Multi-touch attribution (MTA) splits credit across many touches. This is where the holy wars get baroque:

  • Linear: every touch gets an equal slice. Fair, simple, and wrong, because not every touch matters equally. The opened email and the 40-minute pricing call do not deserve the same dignity.
  • Time-decay: touches closer to the close get more credit. Good for understanding what closes, bad at crediting the awareness work that started everything.
  • U-shaped (position-based): 40% to first touch, 40% to the lead-creating touch, 20% spread across the middle. The diplomatic treaty model — it pays tribute to both the kingdom of Awareness and the kingdom of Conversion.
  • W-shaped: 30%/30%/30% to first touch, lead creation, and opportunity creation, with 10% to the middle. Adds a third sacred checkpoint (the moment Sales got involved) so Sales feels seen.
  • Full-path / Z-shaped: W-shaped plus a fourth weighted moment at the close. The "everyone gets a trophy but weighted" model.

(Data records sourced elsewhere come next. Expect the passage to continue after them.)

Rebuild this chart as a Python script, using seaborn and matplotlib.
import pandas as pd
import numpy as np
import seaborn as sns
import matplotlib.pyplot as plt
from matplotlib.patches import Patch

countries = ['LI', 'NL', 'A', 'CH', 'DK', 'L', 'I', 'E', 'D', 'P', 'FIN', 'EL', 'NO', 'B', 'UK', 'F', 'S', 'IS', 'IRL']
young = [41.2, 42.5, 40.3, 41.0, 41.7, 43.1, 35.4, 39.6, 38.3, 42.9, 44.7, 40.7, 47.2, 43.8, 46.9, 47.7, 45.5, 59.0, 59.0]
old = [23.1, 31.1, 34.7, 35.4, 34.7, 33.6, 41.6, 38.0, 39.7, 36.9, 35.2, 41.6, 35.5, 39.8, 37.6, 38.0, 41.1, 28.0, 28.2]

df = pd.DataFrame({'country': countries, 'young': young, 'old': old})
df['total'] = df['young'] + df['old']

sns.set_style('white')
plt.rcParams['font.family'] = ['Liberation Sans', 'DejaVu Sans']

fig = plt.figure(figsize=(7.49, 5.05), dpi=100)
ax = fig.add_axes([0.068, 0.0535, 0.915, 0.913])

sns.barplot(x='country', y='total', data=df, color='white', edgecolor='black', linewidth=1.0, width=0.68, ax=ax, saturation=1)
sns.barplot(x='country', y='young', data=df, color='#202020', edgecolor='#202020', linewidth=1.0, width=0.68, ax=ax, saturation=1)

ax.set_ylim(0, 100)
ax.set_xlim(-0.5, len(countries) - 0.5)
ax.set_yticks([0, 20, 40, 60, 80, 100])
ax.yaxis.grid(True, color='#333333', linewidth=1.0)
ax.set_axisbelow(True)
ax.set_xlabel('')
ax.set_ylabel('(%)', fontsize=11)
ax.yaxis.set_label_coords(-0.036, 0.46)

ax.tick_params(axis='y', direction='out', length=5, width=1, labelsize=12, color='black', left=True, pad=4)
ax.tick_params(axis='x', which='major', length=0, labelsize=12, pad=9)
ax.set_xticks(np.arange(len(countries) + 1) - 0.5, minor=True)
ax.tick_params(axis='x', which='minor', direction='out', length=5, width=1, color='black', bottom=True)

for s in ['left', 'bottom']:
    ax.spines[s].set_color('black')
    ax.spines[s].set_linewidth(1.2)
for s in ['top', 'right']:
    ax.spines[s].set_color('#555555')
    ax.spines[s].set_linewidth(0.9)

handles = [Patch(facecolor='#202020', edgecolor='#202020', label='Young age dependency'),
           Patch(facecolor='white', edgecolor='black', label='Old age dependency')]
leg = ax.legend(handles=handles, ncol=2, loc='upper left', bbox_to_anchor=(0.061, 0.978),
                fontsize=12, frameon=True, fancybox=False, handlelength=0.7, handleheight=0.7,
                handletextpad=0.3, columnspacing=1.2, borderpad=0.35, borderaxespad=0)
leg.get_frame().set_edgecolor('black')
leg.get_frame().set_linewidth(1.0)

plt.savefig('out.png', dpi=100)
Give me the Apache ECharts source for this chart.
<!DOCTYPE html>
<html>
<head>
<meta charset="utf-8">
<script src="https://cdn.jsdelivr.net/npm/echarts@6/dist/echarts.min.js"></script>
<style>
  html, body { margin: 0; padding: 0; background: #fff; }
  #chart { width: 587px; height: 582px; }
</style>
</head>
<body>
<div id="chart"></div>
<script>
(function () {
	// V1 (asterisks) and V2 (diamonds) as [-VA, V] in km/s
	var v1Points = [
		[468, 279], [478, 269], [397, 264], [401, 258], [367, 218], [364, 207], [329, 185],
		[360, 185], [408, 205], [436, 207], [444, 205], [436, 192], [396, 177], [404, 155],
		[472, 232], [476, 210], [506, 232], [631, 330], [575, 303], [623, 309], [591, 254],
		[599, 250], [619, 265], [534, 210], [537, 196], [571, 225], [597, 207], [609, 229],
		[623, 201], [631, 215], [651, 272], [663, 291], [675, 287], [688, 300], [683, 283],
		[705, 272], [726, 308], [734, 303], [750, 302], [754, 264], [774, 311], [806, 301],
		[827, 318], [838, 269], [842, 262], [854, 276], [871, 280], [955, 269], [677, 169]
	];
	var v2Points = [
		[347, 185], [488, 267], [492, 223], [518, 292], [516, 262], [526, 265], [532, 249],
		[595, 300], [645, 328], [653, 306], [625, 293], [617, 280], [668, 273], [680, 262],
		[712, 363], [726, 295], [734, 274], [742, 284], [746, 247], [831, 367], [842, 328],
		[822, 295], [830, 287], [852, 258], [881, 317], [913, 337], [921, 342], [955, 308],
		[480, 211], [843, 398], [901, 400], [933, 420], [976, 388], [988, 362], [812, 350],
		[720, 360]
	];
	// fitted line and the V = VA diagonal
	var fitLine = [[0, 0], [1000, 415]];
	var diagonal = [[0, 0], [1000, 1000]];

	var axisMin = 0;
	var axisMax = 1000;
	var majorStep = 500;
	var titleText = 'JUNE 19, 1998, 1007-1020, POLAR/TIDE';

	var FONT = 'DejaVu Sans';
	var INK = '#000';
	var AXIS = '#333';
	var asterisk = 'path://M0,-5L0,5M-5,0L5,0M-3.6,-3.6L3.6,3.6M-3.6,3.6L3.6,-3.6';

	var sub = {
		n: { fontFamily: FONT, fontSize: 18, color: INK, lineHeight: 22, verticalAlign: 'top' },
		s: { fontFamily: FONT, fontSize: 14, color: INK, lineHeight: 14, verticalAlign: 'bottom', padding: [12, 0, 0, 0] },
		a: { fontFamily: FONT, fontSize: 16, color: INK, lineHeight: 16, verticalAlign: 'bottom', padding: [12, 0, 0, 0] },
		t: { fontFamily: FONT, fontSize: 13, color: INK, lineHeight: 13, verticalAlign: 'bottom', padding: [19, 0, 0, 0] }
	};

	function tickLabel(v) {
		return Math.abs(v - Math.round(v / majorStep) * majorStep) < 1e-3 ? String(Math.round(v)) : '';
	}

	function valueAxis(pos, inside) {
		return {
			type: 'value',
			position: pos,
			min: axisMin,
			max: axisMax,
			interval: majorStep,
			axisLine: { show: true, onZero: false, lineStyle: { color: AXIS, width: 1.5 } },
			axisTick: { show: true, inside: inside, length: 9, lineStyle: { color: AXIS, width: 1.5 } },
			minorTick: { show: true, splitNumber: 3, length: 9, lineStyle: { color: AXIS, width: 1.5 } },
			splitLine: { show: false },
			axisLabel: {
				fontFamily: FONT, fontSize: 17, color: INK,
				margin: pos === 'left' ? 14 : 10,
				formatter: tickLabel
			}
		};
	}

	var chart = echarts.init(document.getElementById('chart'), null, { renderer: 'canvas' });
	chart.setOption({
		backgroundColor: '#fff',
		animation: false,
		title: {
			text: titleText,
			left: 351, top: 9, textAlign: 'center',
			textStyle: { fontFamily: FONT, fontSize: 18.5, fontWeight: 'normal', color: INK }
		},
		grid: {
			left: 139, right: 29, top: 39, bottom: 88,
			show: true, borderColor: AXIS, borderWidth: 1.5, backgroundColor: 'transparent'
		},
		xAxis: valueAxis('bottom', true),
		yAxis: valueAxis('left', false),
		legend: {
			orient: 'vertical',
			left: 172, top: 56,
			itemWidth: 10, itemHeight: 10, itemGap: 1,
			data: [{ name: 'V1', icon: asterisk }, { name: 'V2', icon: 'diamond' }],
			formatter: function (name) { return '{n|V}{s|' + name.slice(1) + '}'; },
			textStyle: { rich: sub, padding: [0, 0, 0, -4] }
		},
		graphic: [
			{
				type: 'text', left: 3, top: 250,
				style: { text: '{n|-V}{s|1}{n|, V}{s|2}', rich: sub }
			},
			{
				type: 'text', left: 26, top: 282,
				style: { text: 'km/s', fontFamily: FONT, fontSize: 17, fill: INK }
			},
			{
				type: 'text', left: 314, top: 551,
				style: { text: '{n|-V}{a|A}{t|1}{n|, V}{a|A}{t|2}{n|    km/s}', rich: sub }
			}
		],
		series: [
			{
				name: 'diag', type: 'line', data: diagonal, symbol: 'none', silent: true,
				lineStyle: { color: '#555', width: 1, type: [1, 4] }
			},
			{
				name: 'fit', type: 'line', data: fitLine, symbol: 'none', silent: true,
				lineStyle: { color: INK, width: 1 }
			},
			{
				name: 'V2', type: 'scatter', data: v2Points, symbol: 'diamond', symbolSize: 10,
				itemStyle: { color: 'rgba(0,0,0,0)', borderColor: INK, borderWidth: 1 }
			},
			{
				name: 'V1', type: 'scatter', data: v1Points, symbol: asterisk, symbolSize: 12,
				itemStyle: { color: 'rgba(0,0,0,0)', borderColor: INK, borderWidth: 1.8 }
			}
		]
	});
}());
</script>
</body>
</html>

Data-driven attribution (DDA) is the supposed promised land: an algorithm (often Shapley values from game theory, or a Markov-chain "removal effect" that asks how much would conversions drop if we deleted this channel?) assigns credit based on actual marginal contribution rather than a rule someone picked in a meeting. It is the most defensible and the least trusted, because nobody can read it.

"I built the data-driven model," said Janet from RevOps, to no one. "It's a Markov chain. It's genuinely good. They turned it off because the pie chart 'looked weird' and went back to U-shaped."

The limit of every multi-touch model is the same: it can only weigh touches you tracked. Garbage tracking in, confident pie chart out. A model is just a rule for dividing credit you already can't verify.

Sourced vs. Influenced: The Two Holy Books

Here is the distinction that ends marriages.

Pipeline sourced means a channel created the opportunity — it was the originating touch. It is a single, jealous, winner-take-all number. There is exactly one source per deal, and everyone wants to be it.

Pipeline influenced means a channel touched the deal at any point. It is generous and promiscuous — a single deal can be "influenced" by Marketing, the SDR swarm, the field event, and the customer's own webinar binge. Influenced numbers are always enormous, which is why Marketing reports influenced pipeline in board decks and Finance squints.

"Marketing influenced $80M of pipeline this quarter," announced Skyler. "We have $40M in ARR," said Brenda Okafor, Revenue Accounting, not looking up. "Influenced is not sourced. Sourced is not booked. Booked is not recognized. That's not pipeline, that's a feeling with a UTM parameter."

Both numbers are real. Both are true. They measure different things and are constantly presented as if they measure the same thing, which is the entire war in one sentence.

Self-Reported Attribution: The Heretic Sect

A growing tribe has abandoned the dashboards entirely and simply asks the buyer: "How did you first hear about us?" — a free-text box on the demo form. This is self-reported attribution, and it is heretical because it is unstructured, unjoinable, and embarrassingly more accurate than the multi-million-dollar attribution stack. It catches the dark social. It catches "my buddy uses it." It also catches "Google," which the buyer types when they mean "the LinkedIn ad I forgot about that made me Google you." Even the truth lies a little.

Why It's Political, Not Analytical

Here is the load-bearing heresy of this chapter: attribution is not primarily an analytics function. It is a budget-justification and credit-allocation function dressed as one.

Every attribution model is a decision about who gets to keep their headcount. First-touch funds the awareness team. Last-touch funds the AE org. The model you pick determines whose budget survives the next "right-sizing of human surface area" that Tobias Crane is already drawing an up-and-to-the-right slide about.

This is why Skyler Dunn owns fourteen dashboards that all disagree: each one is a weapon optimized for a different battle. You do not pick the correct model. You pick the model whose conclusion you can survive.

"Stop asking 'which model is right,'" wrote Dr. Lance Vesterberg in Predictable Revenue Is Dead. "Ask 'which model makes my team look load-bearing.' Then, and only then, present it as objective." (He meant this as advice. It is, horrifyingly, also a confession.)

The mature move — Priya's move — is to stop treating attribution as a verdict and start treating it as directional: use it to decide where to invest more, not to litigate who won. Run two models side by side. Accept that the gap between them is the size of your ignorance, and that the ignorance is permanent. Use sourced for accountability, influenced for understanding the full motion, and self-reported as the tiebreaker that keeps you honest about the dark social you'll never see.

You will never know why anyone bought. You will only know who is willing to fight about it.


The Commandments of Attribution

  1. Thou shalt not confuse sourced with influenced, for one is a king and the other is a crowd.
  2. Thou shalt pick a model and disclose it, for an undisclosed model is just a vibe with decimals.
  3. Honor the dark social, the deals born in DMs thou shalt never track, and be humble before them.
  4. Thou shalt not put "a friend" in the pie chart, though a friend closed it.
  5. Self-reported attribution is heresy and also correct. Both. Always both.
  6. Use attribution to invest, not to convict. It points; it does not prove.
  7. Remember that every model is a budget, and every budget is a headcount, and every headcount is afraid.

And the war did not end. And it shall not end. For as long as two departments report to the same Number and only one set of trophies exists, the buyer's true reason shall remain sealed in the one record no CRM can hold: the buyer's own mind. Amen, and per my last Slack.